** Goal of the exercise **
Taking the data below, please print only the lines from the line holding "Output the Python" to the line holding "4.90, 6.24, 7.87, 9.44, 11.0, 12.8, 14.2, 16.1, 18.1]", inclusive, with pictures omitted.

Figure scripts:
____________________

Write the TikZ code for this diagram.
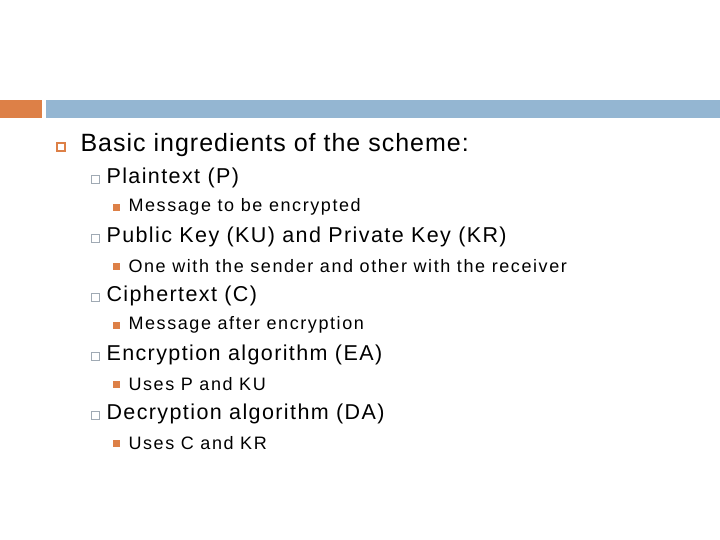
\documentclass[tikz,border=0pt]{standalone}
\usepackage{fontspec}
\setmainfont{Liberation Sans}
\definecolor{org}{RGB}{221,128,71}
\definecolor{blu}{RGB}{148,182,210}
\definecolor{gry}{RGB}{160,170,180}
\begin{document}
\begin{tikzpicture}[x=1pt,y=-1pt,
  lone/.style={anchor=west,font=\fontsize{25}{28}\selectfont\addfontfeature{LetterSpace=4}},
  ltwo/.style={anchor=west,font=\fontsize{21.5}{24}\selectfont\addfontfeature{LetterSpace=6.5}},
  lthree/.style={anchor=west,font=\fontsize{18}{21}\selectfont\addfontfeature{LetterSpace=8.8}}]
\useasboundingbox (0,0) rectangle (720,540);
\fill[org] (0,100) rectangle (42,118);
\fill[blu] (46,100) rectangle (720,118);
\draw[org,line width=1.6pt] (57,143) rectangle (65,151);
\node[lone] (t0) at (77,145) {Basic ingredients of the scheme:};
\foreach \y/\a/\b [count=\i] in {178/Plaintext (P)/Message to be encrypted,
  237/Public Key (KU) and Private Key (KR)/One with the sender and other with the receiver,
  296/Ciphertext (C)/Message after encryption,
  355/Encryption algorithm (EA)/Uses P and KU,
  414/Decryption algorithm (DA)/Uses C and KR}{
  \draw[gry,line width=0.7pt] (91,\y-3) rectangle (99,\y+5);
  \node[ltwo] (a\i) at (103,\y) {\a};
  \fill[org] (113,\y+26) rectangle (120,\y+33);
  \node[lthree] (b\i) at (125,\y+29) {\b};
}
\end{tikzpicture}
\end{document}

____________________

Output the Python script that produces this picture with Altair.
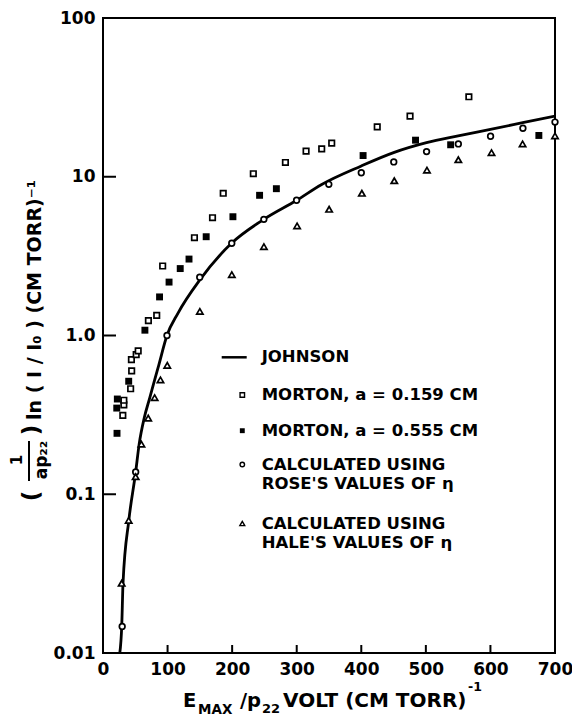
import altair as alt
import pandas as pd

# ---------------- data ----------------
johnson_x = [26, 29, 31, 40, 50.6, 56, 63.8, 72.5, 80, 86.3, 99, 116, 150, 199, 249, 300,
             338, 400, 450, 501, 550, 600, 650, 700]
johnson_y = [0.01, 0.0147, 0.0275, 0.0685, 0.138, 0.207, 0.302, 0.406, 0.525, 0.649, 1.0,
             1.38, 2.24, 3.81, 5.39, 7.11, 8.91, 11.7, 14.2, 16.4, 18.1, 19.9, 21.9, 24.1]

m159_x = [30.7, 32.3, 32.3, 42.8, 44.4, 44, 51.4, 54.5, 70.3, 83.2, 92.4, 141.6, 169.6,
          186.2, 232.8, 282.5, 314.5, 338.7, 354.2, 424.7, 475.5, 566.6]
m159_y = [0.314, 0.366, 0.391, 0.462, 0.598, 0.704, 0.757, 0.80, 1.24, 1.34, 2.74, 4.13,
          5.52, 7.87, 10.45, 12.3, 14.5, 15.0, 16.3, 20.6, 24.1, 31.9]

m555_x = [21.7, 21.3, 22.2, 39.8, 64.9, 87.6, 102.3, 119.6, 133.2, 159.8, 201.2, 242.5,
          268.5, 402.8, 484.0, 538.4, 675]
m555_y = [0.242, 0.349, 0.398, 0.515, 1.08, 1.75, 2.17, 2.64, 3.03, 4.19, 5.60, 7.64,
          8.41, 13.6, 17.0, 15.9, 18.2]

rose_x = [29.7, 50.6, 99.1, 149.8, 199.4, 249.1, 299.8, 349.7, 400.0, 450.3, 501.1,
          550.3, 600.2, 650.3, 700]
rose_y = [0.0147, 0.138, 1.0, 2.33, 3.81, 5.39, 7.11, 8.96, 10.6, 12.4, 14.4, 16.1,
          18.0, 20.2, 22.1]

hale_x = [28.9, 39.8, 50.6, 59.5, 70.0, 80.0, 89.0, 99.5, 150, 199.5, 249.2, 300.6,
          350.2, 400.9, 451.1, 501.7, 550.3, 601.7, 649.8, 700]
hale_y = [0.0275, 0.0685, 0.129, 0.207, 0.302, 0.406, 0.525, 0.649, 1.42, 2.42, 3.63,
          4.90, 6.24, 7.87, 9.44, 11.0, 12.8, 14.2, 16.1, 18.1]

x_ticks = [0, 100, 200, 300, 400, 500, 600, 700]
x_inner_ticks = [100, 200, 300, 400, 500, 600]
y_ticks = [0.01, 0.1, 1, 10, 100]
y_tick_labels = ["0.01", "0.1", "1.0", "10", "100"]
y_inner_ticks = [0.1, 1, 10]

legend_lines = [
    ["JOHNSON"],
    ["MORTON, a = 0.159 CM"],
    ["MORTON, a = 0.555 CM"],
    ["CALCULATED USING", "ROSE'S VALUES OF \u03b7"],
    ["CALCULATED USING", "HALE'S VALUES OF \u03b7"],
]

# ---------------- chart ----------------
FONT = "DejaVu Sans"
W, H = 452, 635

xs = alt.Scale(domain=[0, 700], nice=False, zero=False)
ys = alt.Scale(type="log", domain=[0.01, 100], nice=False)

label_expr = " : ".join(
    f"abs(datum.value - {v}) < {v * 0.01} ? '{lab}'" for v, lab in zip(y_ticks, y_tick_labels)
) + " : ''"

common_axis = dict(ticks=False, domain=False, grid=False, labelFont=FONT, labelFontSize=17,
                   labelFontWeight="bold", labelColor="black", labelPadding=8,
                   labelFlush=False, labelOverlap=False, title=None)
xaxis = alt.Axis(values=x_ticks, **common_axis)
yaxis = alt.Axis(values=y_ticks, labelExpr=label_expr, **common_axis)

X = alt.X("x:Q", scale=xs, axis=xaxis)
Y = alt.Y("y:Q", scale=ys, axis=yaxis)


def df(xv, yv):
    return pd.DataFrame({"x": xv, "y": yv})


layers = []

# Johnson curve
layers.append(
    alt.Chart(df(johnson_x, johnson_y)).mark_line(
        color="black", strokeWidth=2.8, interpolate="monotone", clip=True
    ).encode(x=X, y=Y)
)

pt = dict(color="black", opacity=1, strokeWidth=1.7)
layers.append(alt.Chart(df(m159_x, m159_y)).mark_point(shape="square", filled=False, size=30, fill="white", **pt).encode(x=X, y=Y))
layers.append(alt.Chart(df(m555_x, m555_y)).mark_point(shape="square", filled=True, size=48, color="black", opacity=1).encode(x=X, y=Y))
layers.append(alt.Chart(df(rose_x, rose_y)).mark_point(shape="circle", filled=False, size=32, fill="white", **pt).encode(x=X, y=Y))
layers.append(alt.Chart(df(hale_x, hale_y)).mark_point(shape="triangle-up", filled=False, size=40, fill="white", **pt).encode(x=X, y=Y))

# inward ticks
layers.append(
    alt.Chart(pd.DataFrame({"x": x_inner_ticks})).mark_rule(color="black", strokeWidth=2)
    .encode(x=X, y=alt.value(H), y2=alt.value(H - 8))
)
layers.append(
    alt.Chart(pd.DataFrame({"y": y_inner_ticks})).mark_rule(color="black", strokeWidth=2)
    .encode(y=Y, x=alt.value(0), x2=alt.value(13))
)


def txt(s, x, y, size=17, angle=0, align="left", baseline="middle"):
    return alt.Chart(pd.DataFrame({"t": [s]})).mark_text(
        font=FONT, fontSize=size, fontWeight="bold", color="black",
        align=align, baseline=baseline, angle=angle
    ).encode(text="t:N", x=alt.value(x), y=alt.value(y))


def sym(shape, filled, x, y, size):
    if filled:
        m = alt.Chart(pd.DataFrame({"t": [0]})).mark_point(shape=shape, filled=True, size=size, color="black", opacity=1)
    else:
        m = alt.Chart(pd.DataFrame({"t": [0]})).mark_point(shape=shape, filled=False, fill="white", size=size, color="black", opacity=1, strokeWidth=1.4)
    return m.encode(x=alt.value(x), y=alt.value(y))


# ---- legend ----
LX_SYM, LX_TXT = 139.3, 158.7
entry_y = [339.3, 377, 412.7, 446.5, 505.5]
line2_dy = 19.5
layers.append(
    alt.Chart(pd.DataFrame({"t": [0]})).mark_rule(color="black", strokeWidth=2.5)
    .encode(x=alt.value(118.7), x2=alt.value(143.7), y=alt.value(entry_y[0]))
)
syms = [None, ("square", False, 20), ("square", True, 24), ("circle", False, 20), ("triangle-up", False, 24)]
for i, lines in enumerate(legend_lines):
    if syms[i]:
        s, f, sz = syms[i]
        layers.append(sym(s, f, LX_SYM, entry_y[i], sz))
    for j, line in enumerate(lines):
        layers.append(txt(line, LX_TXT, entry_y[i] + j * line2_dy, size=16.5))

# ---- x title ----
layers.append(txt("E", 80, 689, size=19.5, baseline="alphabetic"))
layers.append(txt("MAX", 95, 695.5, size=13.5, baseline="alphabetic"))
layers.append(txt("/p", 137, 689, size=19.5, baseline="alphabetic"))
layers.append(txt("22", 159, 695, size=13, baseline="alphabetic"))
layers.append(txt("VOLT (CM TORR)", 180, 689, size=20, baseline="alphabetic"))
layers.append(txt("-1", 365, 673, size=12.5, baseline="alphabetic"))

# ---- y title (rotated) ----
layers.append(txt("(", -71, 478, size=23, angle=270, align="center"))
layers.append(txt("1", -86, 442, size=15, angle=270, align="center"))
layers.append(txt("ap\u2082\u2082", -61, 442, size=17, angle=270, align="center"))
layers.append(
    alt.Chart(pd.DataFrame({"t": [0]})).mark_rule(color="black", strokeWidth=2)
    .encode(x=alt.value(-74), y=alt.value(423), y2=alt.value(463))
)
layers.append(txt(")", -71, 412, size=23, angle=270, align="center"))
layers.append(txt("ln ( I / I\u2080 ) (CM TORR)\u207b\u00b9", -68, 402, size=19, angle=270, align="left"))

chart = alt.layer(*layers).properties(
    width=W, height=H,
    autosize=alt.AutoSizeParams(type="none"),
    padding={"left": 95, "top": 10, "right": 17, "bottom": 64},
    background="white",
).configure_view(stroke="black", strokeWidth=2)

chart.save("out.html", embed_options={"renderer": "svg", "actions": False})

____________________

** Solution **
Output the Python script that produces this picture with Altair.
import altair as alt
import pandas as pd

# ---------------- data ----------------
johnson_x = [26, 29, 31, 40, 50.6, 56, 63.8, 72.5, 80, 86.3, 99, 116, 150, 199, 249, 300,
             338, 400, 450, 501, 550, 600, 650, 700]
johnson_y = [0.01, 0.0147, 0.0275, 0.0685, 0.138, 0.207, 0.302, 0.406, 0.525, 0.649, 1.0,
             1.38, 2.24, 3.81, 5.39, 7.11, 8.91, 11.7, 14.2, 16.4, 18.1, 19.9, 21.9, 24.1]

m159_x = [30.7, 32.3, 32.3, 42.8, 44.4, 44, 51.4, 54.5, 70.3, 83.2, 92.4, 141.6, 169.6,
          186.2, 232.8, 282.5, 314.5, 338.7, 354.2, 424.7, 475.5, 566.6]
m159_y = [0.314, 0.366, 0.391, 0.462, 0.598, 0.704, 0.757, 0.80, 1.24, 1.34, 2.74, 4.13,
          5.52, 7.87, 10.45, 12.3, 14.5, 15.0, 16.3, 20.6, 24.1, 31.9]

m555_x = [21.7, 21.3, 22.2, 39.8, 64.9, 87.6, 102.3, 119.6, 133.2, 159.8, 201.2, 242.5,
          268.5, 402.8, 484.0, 538.4, 675]
m555_y = [0.242, 0.349, 0.398, 0.515, 1.08, 1.75, 2.17, 2.64, 3.03, 4.19, 5.60, 7.64,
          8.41, 13.6, 17.0, 15.9, 18.2]

rose_x = [29.7, 50.6, 99.1, 149.8, 199.4, 249.1, 299.8, 349.7, 400.0, 450.3, 501.1,
          550.3, 600.2, 650.3, 700]
rose_y = [0.0147, 0.138, 1.0, 2.33, 3.81, 5.39, 7.11, 8.96, 10.6, 12.4, 14.4, 16.1,
          18.0, 20.2, 22.1]

hale_x = [28.9, 39.8, 50.6, 59.5, 70.0, 80.0, 89.0, 99.5, 150, 199.5, 249.2, 300.6,
          350.2, 400.9, 451.1, 501.7, 550.3, 601.7, 649.8, 700]
hale_y = [0.0275, 0.0685, 0.129, 0.207, 0.302, 0.406, 0.525, 0.649, 1.42, 2.42, 3.63,
          4.90, 6.24, 7.87, 9.44, 11.0, 12.8, 14.2, 16.1, 18.1]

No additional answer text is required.